"Even when I was engaged, even then - I had a ten-year relationship with this girl - and I would often wonder why, even in those most intimate moments of our relationship, I would still feel really lonely. And it was just a few years ago that I finally realized that friendship is not a remedy for loneliness. Loneliness is part of our experience and if we are looking for relief from loneliness in friendship, we are only going to frustrate the friendship. Friendship, camaraderie, intimacy, all those things and loneliness live together in the same experience." - singer/songwriter Rich Mullins
Perhaps "embracing" loneliness is too strong of a word, but part of me doesn't think that's the case. It's just so foreign to so many of us. I think if most of us were to be asked, "Is loneliness a good thing or a bad thing?" many of us would choose the latter. That's because we often experience loneliness as a negative emotion.
Loneliness is something we run away from. How do we do that? We fill our lives with music, movies, shopping, exercise, church activities. None of these things in and of themselves is a bad thing, but none can fill the need that loneliness highlights for us. Often we cannot bear to spend a waking moment in complete silence, because it can be a kissing cousin to loneliness. So we turn on the radio, put in the earbuds, or turn to the satellite dish. Almost all of us do it, including myself.
Then there are friendships and relationships, as a mentor of mine, Rich Mullins, talked about in the above quote. What do we do when we're lonely? One of our first answers is "call a friend," "go out for coffee with a friend," or "find a partner." Certainly then our loneliness would be assuaged. Or would it? Have you ever been in a friendship or relationship and still felt that uneasy inward feeling that you feel when you're alone? There is that loneliness again. And we get pissed off, either at ourselves, our partner, or at life because "damn it, I'm in a good friendship/relationship now, I should feel better than this!" And the friendship or relationship inevitably breaks down because the other person cannot take away that aching loneliness.

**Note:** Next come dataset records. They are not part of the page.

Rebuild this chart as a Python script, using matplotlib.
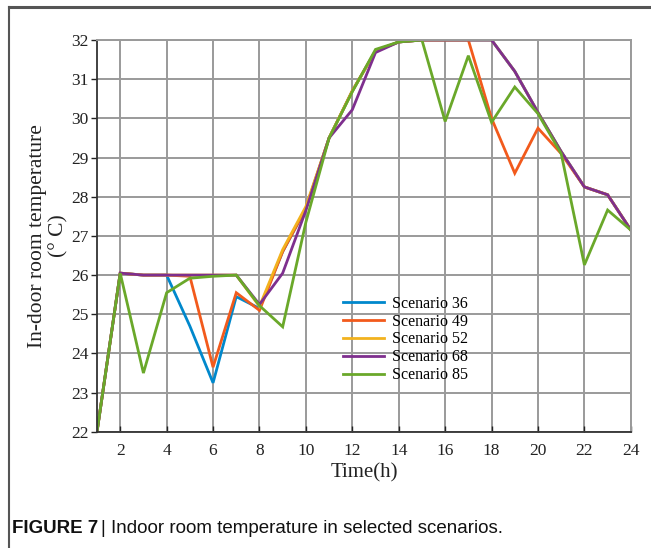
import numpy as np
import matplotlib
matplotlib.use('Agg')
import matplotlib.pyplot as plt
from matplotlib.lines import Line2D

hours = list(range(1, 25))
s36 = [22.0, 26.05, 26.0, 26.0, 24.7, 23.25, 25.45, 25.15, 26.6, 27.7, 29.5, 30.7,
       31.72, 31.95, 32.0, 32.0, 32.0, 32.0, 31.2, 30.15, 29.15, 28.25, 28.05, 27.15]
s49 = [22.0, 26.05, 26.0, 26.0, 25.97, 23.65, 25.55, 25.1, 26.6, 27.7, 29.5, 30.7,
       31.72, 31.95, 32.0, 32.0, 32.0, 30.0, 28.6, 29.75, 29.1, 28.25, 28.05, 27.15]
s52 = [22.0, 26.05, 26.0, 26.0, 26.0, 26.0, 26.0, 25.2, 26.65, 27.75, 29.5, 30.7,
       31.72, 31.95, 32.0, 32.0, 32.0, 32.0, 31.2, 30.15, 29.15, 28.25, 28.05, 27.15]
s68 = [22.0, 26.05, 26.0, 26.0, 26.0, 26.0, 26.0, 25.25, 26.05, 27.65, 29.5, 30.22,
       31.68, 31.95, 32.0, 32.0, 32.0, 32.0, 31.2, 30.15, 29.15, 28.25, 28.05, 27.15]
s85 = [22.0, 26.05, 23.5, 25.55, 25.92, 25.97, 26.0, 25.22, 24.68, 27.35, 29.5, 30.68,
       31.76, 31.95, 32.0, 29.92, 31.6, 29.9, 30.8, 30.12, 29.1, 26.26, 27.66, 27.15]
labels = ['Scenario 36', 'Scenario 49', 'Scenario 52', 'Scenario 68', 'Scenario 85']
colors = ['#0088cc', '#f25a1c', '#f2b21e', '#7e2f8e', '#6aa82a']

plt.rcParams['font.family'] = ['Liberation Serif', 'DejaVu Serif']

fig = plt.figure(figsize=(6.51, 5.48), dpi=100)
ax = fig.add_axes([0.149, 0.212, 0.82, 0.715])

for series, lab, col in zip([s36, s49, s52, s68, s85], labels, colors):
    ax.plot(hours, series, color=col, lw=2.0, label=lab, solid_joinstyle='miter')

ax.set_xlim(1, 24)
ax.set_ylim(22, 32)
ax.set_xticks(range(2, 25, 2))
ax.set_yticks(range(22, 33))
ax.grid(True, color='#9a9a9a', lw=1.4)
ax.set_axisbelow(True)
ax.tick_params(axis='both', labelsize=12.5, colors='#222222', length=4, width=1)
ax.tick_params(axis='x', direction='in', pad=8)
ax.tick_params(axis='y', direction='out', pad=2)
for side in ['top', 'right']:
    ax.spines[side].set_color('#9a9a9a')
    ax.spines[side].set_linewidth(1.4)
for side in ['left', 'bottom']:
    ax.spines[side].set_color('#333333')
    ax.spines[side].set_linewidth(1.3)

ax.set_xlabel('Time(h)', fontsize=15, labelpad=3, color='#222222')
ax.set_ylabel('In-door room temperature\n(° C)', fontsize=15.5, labelpad=2,
              color='#222222', linespacing=1.15)

leg = ax.legend(loc='upper left', bbox_to_anchor=(0.445, 0.368), frameon=False,
                fontsize=11.5, handlelength=2.6, handletextpad=0.5,
                labelspacing=0.12, borderpad=0)

fig.text(0.018, 0.028, 'FIGURE 7', fontsize=13.5, fontweight='bold',
         family='Liberation Sans', color='#111111')
fig.text(0.155, 0.028, '| Indoor room temperature in selected scenarios.',
         fontsize=13.5, family='Liberation Sans', color='#111111')

fig.add_artist(Line2D([0.014, 1.0], [0.987, 0.987], color='#555555', lw=2.2))
fig.add_artist(Line2D([0.014, 0.014], [0.0, 0.987], color='#555555', lw=1.5))

fig.savefig('out.png', dpi=100)
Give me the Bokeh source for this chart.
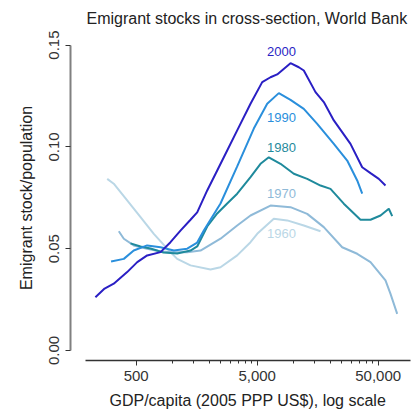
from bokeh.plotting import figure
from bokeh.models import FixedTicker, NumeralTickFormatter, Label, Title
from bokeh.embed import file_html
from bokeh.resources import INLINE

# ---- data ----
gdp_2000 = [230, 274, 326, 421, 510, 616, 794, 960, 1161, 1405, 1596, 1931, 2336, 2649, 3417, 4402,
            5500, 6440, 7316, 9423, 11036, 12136, 15164, 17760, 21490, 29510, 36880, 43190, 50580, 57440]
emi_2000 = [0.0262, 0.0304, 0.0328, 0.0385, 0.0434, 0.0467, 0.0483, 0.0532, 0.0589, 0.0642, 0.0678, 0.0786,
            0.0884, 0.0949, 0.1081, 0.1212, 0.1318, 0.1342, 0.1356, 0.1411, 0.1391, 0.1375, 0.1269,
            0.1220, 0.1130, 0.1015, 0.0900, 0.0871, 0.0843, 0.0810]

gdp_1990 = [310, 395, 477, 616, 794, 1023, 1320, 1596, 1810, 2487, 3417, 4687, 6047, 7543, 9423,
            12136, 15665, 21490, 27720, 33530, 36880]
emi_1990 = [0.0437, 0.0450, 0.0491, 0.0516, 0.0507, 0.0491, 0.0500, 0.0530, 0.0589, 0.0722, 0.0904,
            0.1090, 0.1212, 0.1264, 0.1231, 0.1187, 0.1113, 0.1015, 0.0933, 0.0835, 0.0770]

gdp_1980 = [449, 543, 656, 840, 1091, 1405, 1596, 1931, 2336, 2825, 3417, 4402, 5325, 6234, 7791, 10035,
            12950, 16680, 20170, 25980, 35700, 43190, 52260, 61190, 65270]
emi_1980 = [0.0526, 0.0511, 0.0501, 0.0481, 0.0476, 0.0491, 0.0511, 0.0609, 0.0673, 0.0722, 0.0770,
            0.0851, 0.0917, 0.0949, 0.0917, 0.0868, 0.0843, 0.0810, 0.0794, 0.0721, 0.0642, 0.0642,
            0.0663, 0.0696, 0.0660]

gdp_1970 = [359, 395, 477, 616, 794, 1023, 1320, 1700, 2487, 3417, 4402, 6440, 9423, 12950, 17760,
            25200, 33530, 43190, 57440, 63200, 71780]
emi_1970 = [0.0586, 0.0549, 0.0516, 0.0500, 0.0486, 0.0483, 0.0483, 0.0491, 0.0549, 0.0614, 0.0663,
            0.0712, 0.0704, 0.0671, 0.0606, 0.0507, 0.0475, 0.0434, 0.0344, 0.0278, 0.0180]

gdp_1960 = [288, 326, 421, 543, 699, 902, 1091, 1405, 2056, 2487, 3417, 4402, 5000, 6858, 8850,
            12136, 16680]
emi_1960 = [0.0843, 0.0819, 0.0737, 0.0655, 0.0573, 0.0500, 0.0450, 0.0418, 0.0398, 0.0409, 0.0467,
            0.0532, 0.0573, 0.0647, 0.0639, 0.0614, 0.0586]

years = ["1960", "1970", "1980", "1990", "2000"]
x_major_ticks = [500, 5000, 50000]
x_minor_ticks = [1000, 1500, 2000, 2500, 3000, 3500, 4000, 4500,
                 10000, 15000, 20000, 25000, 30000, 35000, 40000, 45000]
y_ticks = [0.0, 0.05, 0.10, 0.15]

title_text = "Emigrant stocks in cross-section, World Bank"
xlabel_text = "GDP/capita (2005 PPP US$), log scale"
ylabel_text = "Emigrant stock/population"

series = [(gdp_1960, emi_1960), (gdp_1970, emi_1970), (gdp_1980, emi_1980),
          (gdp_1990, emi_1990), (gdp_2000, emi_2000)]
colors = ["#bad7e6", "#8fbad8", "#1f8a9c", "#2a8fdc", "#2a1fc4"]
label_x = [7940, 7940, 7940, 7940, 7940]
label_y = [0.0576, 0.0770, 0.0996, 0.1146, 0.1469]

FONT = "Liberation Sans"

p = figure(width=420, height=417, x_axis_type="log",
           x_range=(143.2, 96040), y_range=(-0.00491, 0.1547),
           output_backend="svg", toolbar_location=None,
           min_border_left=70, min_border_right=8, min_border_top=35, min_border_bottom=57)
p.outline_line_color = None
p.xgrid.visible = False
p.ygrid.visible = False
p.background_fill_color = "white"
p.border_fill_color = "white"

p.title.text = title_text
p.title.text_font = FONT
p.title.text_font_size = "16px"
p.title.text_font_style = "normal"
p.title.text_color = "#222222"
p.title.align = "left"
p.title.offset = 16
p.title.vertical_align = "top"
p.title.standoff = 14

for (gx, gy), c in zip(series, colors):
    p.line(gx, gy, line_color=c, line_width=2)

for yr, lx, ly, c in zip(years, label_x, label_y, colors):
    p.add_layout(Label(x=lx, y=ly, text=yr, text_align="center", text_baseline="middle",
                       text_color=c, text_font=FONT, text_font_size="13px"))

xa = p.xaxis[0]
xa.ticker = FixedTicker(ticks=x_major_ticks, minor_ticks=x_minor_ticks)
xa.formatter = NumeralTickFormatter(format="0,0")
xa.bounds = (190, 92500)
xa.axis_line_color = "#333333"
xa.axis_line_width = 1.5
xa.major_tick_in = 0
xa.major_tick_out = 5
xa.minor_tick_in = 0
xa.minor_tick_out = 3
xa.major_tick_line_color = "#333333"
xa.minor_tick_line_color = "#333333"
xa.major_label_text_font = FONT
xa.major_label_text_font_size = "15px"
xa.major_label_text_color = "#333333"
xa.major_label_standoff = 5

ya = p.yaxis[0]
ya.ticker = FixedTicker(ticks=y_ticks)
ya.formatter = NumeralTickFormatter(format="0.00")
ya.bounds = (0, 0.15)
ya.axis_line_color = "#808080"
ya.axis_line_width = 2
ya.major_tick_in = 0
ya.major_tick_out = 5
ya.minor_tick_out = 0
ya.minor_tick_in = 0
ya.major_tick_line_color = "#333333"
ya.major_label_orientation = "vertical"
ya.major_label_text_font = FONT
ya.major_label_text_font_size = "15px"
ya.major_label_text_color = "#333333"
ya.major_label_standoff = 6
ya.axis_label = ylabel_text
ya.axis_label_text_font = FONT
ya.axis_label_text_font_size = "16px"
ya.axis_label_text_font_style = "normal"
ya.axis_label_text_color = "#222222"
ya.axis_label_standoff = 12

p.add_layout(Title(text=xlabel_text, align="left", offset=39, vertical_align="bottom",
                   standoff=13, text_font=FONT, text_font_size="16px", text_font_style="normal",
                   text_color="#222222"), "below")

open("out.html", "w").write(file_html(p, INLINE))
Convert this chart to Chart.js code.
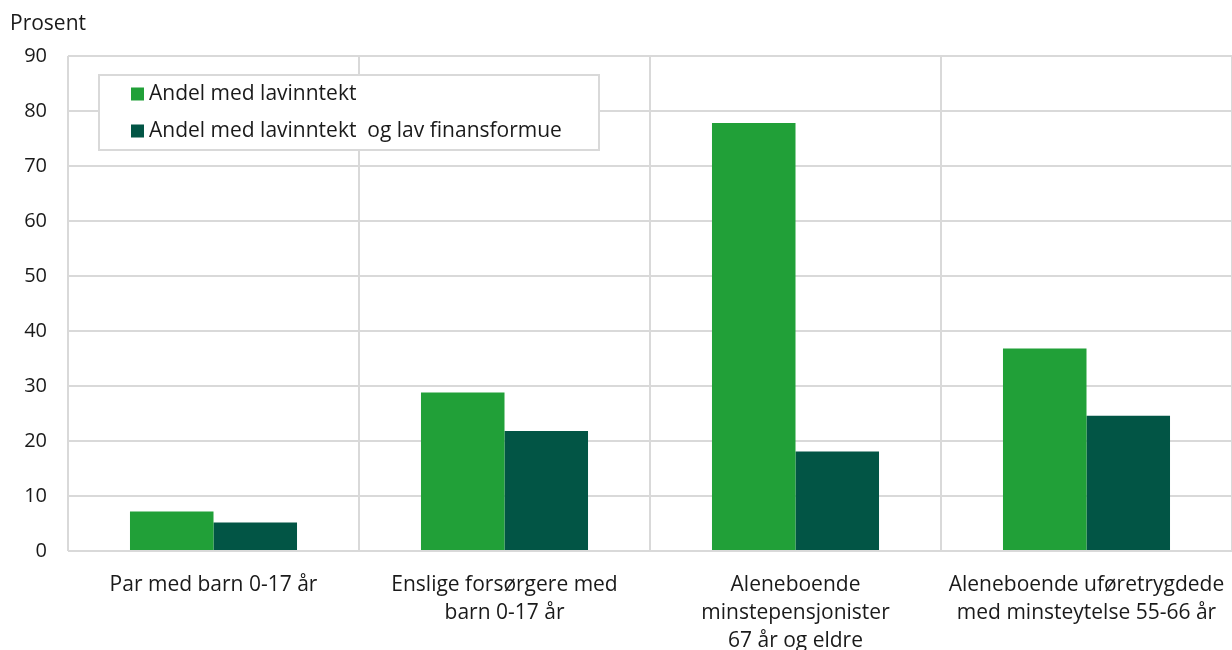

Don't get me wrong, friendships and relationships are important, and they can make us feel better somewhat. I believe we were made for relationships, we weren't intended to live completely alone and isolated. I've been learning this in my own life as I make new friends, re-connect with old friends through Facebook, and become more involved in my spiritual community.
But still the loneliness remains. So what is it?
I believe that loneliness is a call from none other than God himself to draw near to him. It is a call to pay attention to our spiritual selves. We spend most of our days paying attention to our physical selves (eating, exercising, going to work to pay the bills) yet how easy is it to forget our true source. Loneliness is a call from deep within us that says "Slow down, just sit here for a minute, spend some time with me, rest your spirit on my shoulder for awhile." It is here, in these set-apart times where that aching and longing can truly be soothed by God. It is in these times when we hear our inner voice gently saying, "Be still, I made you, I know your needs, you can trust me fully."
Does this mean that it's a "one-time" solution? No. This loneliness, this aching, will stay with us until our very last breath. And it shouldn't be any other way. For we were made to be in relationship with not just those around us, but the God who lives both within and around us. So the next time you're feeling restless and unsettled or lonely, maybe the first question shouldn't be "what's on TV?" but rather "Have I consciously spent time with God today?"
It is here where you will find the love you desire, from which all good things flow.